Requirements:
Include the line containing "import matplotlib.pyplot as plt" and all lines before it, repeated exactly from the listing below, without pictures.

Material provided:
====================

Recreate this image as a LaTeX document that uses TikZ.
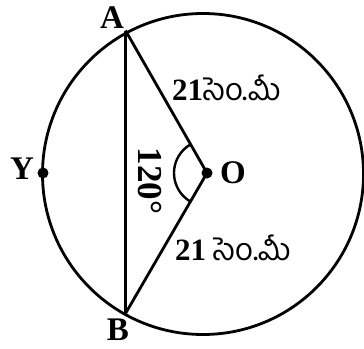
\documentclass[tikz,border=0pt]{standalone}
\usepackage{fontspec}
\setmainfont{Liberation Serif}
\newfontfamily\telugu[Script=Telugu]{Hind Guntur}
\begin{document}
\begin{tikzpicture}[x=1pt,y=-1pt,
  edge/.style={line width=2.8pt,draw=black},
  dot/.style={circle,fill=black,inner sep=0pt,minimum size=11pt},
  lbl/.style={font=\fontsize{33}{33}\selectfont\bfseries,inner sep=0pt},
  meas/.style={font=\fontsize{31}{31}\selectfont,inner sep=0pt}]
\useasboundingbox (0,0) rectangle (364,348);
\fill[white] (0,0) rectangle (364,348);
\coordinate (C) at (203,174);
\draw[edge] (C) circle (160.5);
\coordinate (A) at (125.5,30.5);
\coordinate (B) at (125.5,313.5);
\node[dot] (O) at (207,173) {};
\node[dot] (Y) at (43,173) {};
\draw[edge] (A) -- (B);
\draw[edge] (A) -- (O.center) -- (B);
\draw[line width=2.4pt] (O.center) ++(120:33) arc[start angle=120,end angle=240,radius=33];
\node[lbl] (lA) at (112,18) {A};
\node[lbl] (lB) at (118,330) {B};
\node[lbl] (lY) at (22,169) {Y};
\node[lbl] (lO) at (233,173) {O};
\node[meas,anchor=base west] (m1) at (172,100) {{\bfseries 21}{\telugu సెం.మీ}};
\node[meas,anchor=base west] (m2) at (175,260) {{\bfseries 21} {\telugu సెం.మీ}};
\node[font=\fontsize{35}{35}\selectfont\bfseries,inner sep=0pt,rotate=-90] (ang) at (150,181) {120°};
\end{tikzpicture}
\end{document}
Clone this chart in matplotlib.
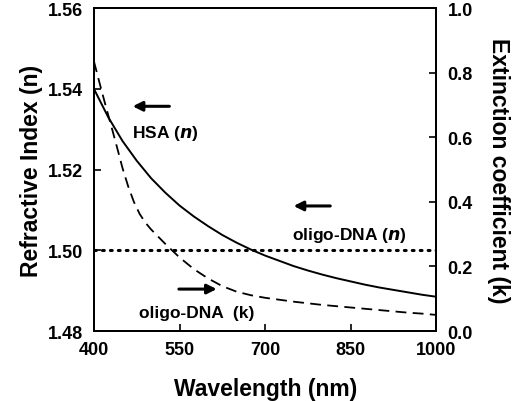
import matplotlib.pyplot as plt

plt.rcParams["font.family"] = ["Liberation Sans", "DejaVu Sans"]
plt.rcParams["font.weight"] = "bold"

# HSA refractive index (left axis)
wl_n = [400, 425, 450, 475, 500, 525, 550, 575, 600, 625, 650, 675, 700,
        725, 750, 775, 800, 825, 850, 875, 900, 925, 950, 975, 1000]
n_hsa = [1.5400, 1.5330, 1.5271, 1.5222, 1.5179, 1.5143, 1.5111, 1.5084,
         1.5060, 1.5038, 1.5019, 1.5002, 1.4987, 1.4974, 1.4961, 1.4950,
         1.4940, 1.4931, 1.4923, 1.4915, 1.4908, 1.4902, 1.4896, 1.4890,
         1.4885]

# oligo-DNA refractive index (constant)
wl_dna = [400, 1000]
n_dna = [1.500, 1.500]

# oligo-DNA extinction coefficient (right axis)
wl_k = [400, 410, 420, 430, 440, 450, 460, 470, 480, 490, 500, 510, 525,
        550, 575, 600, 625, 650, 675, 700, 725, 750, 775, 800, 825, 850,
        875, 900, 925, 950, 975, 1000]
k_dna = [0.835, 0.767, 0.701, 0.637, 0.572, 0.505, 0.448, 0.400, 0.363,
         0.336, 0.315, 0.297, 0.270, 0.228, 0.192, 0.163, 0.139, 0.122,
         0.111, 0.103, 0.097, 0.091, 0.086, 0.081, 0.077, 0.073, 0.069,
         0.065, 0.061, 0.057, 0.054, 0.050]

fig = plt.figure(figsize=(5.25, 4.02), dpi=100)
ax = fig.add_axes([0.179, 0.174, 0.652, 0.803])
ax2 = ax.twinx()

ax.plot(wl_n, n_hsa, color="black", lw=1.4)
ax.plot(wl_dna, n_dna, color="black", lw=2.2, linestyle=(0, (0.6, 2.0)),
        dash_capstyle="round")
ax2.plot(wl_k, k_dna, color="black", lw=1.3, linestyle=(0, (6, 3.5)))

ax.set_xlim(400, 1000)
ax.set_ylim(1.48, 1.56)
ax2.set_ylim(0, 1.0)
ax.set_xticks([400, 550, 700, 850, 1000])
ax.set_yticks([1.48, 1.50, 1.52, 1.54, 1.56])
ax2.set_yticks([0.0, 0.2, 0.4, 0.6, 0.8, 1.0])
ax.set_yticklabels(["1.48", "1.50", "1.52", "1.54", "1.56"])
ax2.set_yticklabels(["0.0", "0.2", "0.4", "0.6", "0.8", "1.0"])

for a in (ax, ax2):
    a.tick_params(direction="in", length=5, width=1.2, labelsize=13, pad=8)
    for s in a.spines.values():
        s.set_linewidth(1.4)
ax.tick_params(axis="x", pad=7)

ax.set_xlabel("Wavelength (nm)", fontsize=16.5, fontweight="bold", labelpad=14)
ax.set_ylabel("Refractive Index (n)", fontsize=16.5, fontweight="bold", labelpad=3)
ax2.set_ylabel("Extinction coefficient (k)", fontsize=16.5, fontweight="bold",
               rotation=270, labelpad=27)

arrow = dict(arrowstyle="-|>", color="black", lw=2.2, mutation_scale=14)
ax.annotate("", xy=(463, 1.5357), xytext=(537, 1.5357), arrowprops=arrow)
ax.text(525, 1.5293, "HSA ($\\bf{\\it{n}}$)", ha="center", va="center",
        fontsize=12.5, fontweight="bold")
ax.annotate("", xy=(745, 1.5110), xytext=(819, 1.5110), arrowprops=arrow)
ax.text(848, 1.5040, "oligo-DNA ($\\bf{\\it{n}}$)", ha="center", va="center",
        fontsize=12.5, fontweight="bold")
ax.annotate("", xy=(620, 1.4904), xytext=(544, 1.4904), arrowprops=arrow)
ax.text(580, 1.4847, "oligo-DNA  (k)", ha="center", va="center",
        fontsize=12.5, fontweight="bold")

fig.savefig("out.png", dpi=100)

====================

Exercise solution:
Recreate this image as a LaTeX document that uses TikZ.
\documentclass[tikz,border=0pt]{standalone}
\usepackage{fontspec}
\setmainfont{Liberation Serif}
\newfontfamily\telugu[Script=Telugu]{Hind Guntur}
\begin{document}
\begin{tikzpicture}[x=1pt,y=-1pt,
  edge/.style={line width=2.8pt,draw=black},
  dot/.style={circle,fill=black,inner sep=0pt,minimum size=11pt},
  lbl/.style={font=\fontsize{33}{33}\selectfont\bfseries,inner sep=0pt},
  meas/.style={font=\fontsize{31}{31}\selectfont,inner sep=0pt}]
\useasboundingbox (0,0) rectangle (364,348);
\fill[white] (0,0) rectangle (364,348);
\coordinate (C) at (203,174);
\draw[edge] (C) circle (160.5);
\coordinate (A) at (125.5,30.5);
\coordinate (B) at (125.5,313.5);
\node[dot] (O) at (207,173) {};
\node[dot] (Y) at (43,173) {};
\draw[edge] (A) -- (B);
\draw[edge] (A) -- (O.center) -- (B);
\draw[line width=2.4pt] (O.center) ++(120:33) arc[start angle=120,end angle=240,radius=33];
\node[lbl] (lA) at (112,18) {A};
\node[lbl] (lB) at (118,330) {B};
\node[lbl] (lY) at (22,169) {Y};
\node[lbl] (lO) at (233,173) {O};
\node[meas,anchor=base west] (m1) at (172,100) {{\bfseries 21}{\telugu సెం.మీ}};
\node[meas,anchor=base west] (m2) at (175,260) {{\bfseries 21} {\telugu సెం.మీ}};
\node[font=\fontsize{35}{35}\selectfont\bfseries,inner sep=0pt,rotate=-90] (ang) at (150,181) {120°};
\end{tikzpicture}
\end{document}
Clone this chart in matplotlib.
import matplotlib.pyplot as plt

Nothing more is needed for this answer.